The hedge fund Elliott Management is hoping to block Warren E. Buffett’s $9 billion takeover bid for Energy Future Holdings, the bankrupt Texas power giant, by working on an even higher offer.

Elliott, the biggest creditor to Energy Future, on Monday published correspondence with the utility operator that included descriptions of an alternative takeover bid that it was working on, which carried a price of about $9.3 billion.

All told, the hedge fund wrote in a July 5 letter to Energy Future, such a plan — if it came together — would value the company and its prized Oncor utility at $18.5 billion, including assumed debt. The takeover bid from Mr. Buffett’s Berkshire Hathaway, which Energy Future accepted on Friday, carried a total enterprise value of roughly $18 billion.

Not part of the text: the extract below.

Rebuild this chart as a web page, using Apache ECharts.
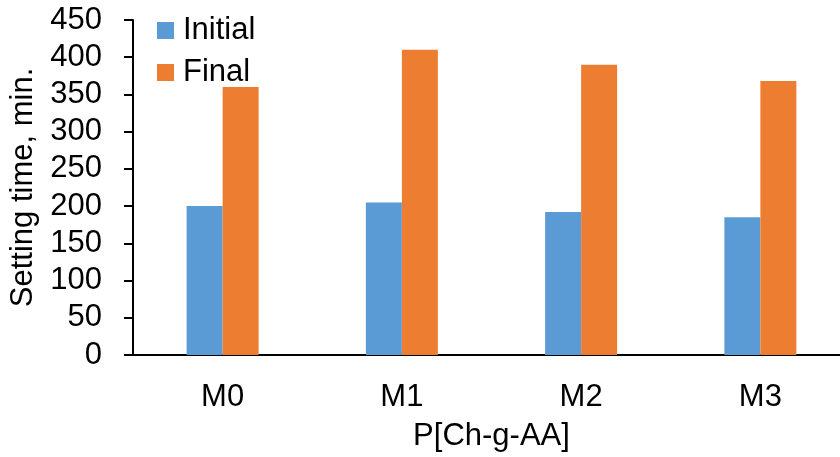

A spokesman for Elliott declined to comment beyond the public materials. Oncor did not immediately respond to a request for comment.

The disclosures by Elliott highlight a brewing battle between billionaires. On one side is Paul E. Singer, the founder of Elliott, which began buying Energy Future debt last fall and now says it is the company’s biggest creditor with $2.9 billion in holdings.

On the other is Mr. Buffett, whose Berkshire Hathaway Energy emerged as the power company’s white knight after its nearly decade-long struggle to reorganize its finances.

Energy Future, once known as TXU, was taken private in 2007 for $45 billion in what was the biggest leveraged buyout ever at the time. But the ill-starred deal was struck at the beginning of the credit crisis, and the mountain of debt required to finance the transaction became a millstone around the company’s neck.

The company filed for bankruptcy in 2014 and has struggled to emerge amid disputes with creditors and Texas power regulators, who rejected two previous takeover bids.

Now Elliott is pressing to halt Berkshire’s takeover effort, using its weight as a major creditor in an attempt to block the deal in bankruptcy court.

In the July 5 letter, Elliott officials complained to Energy Future that they had heard rumors of a potential deal with Mr. Buffett and demanded to have a seat at the negotiating table.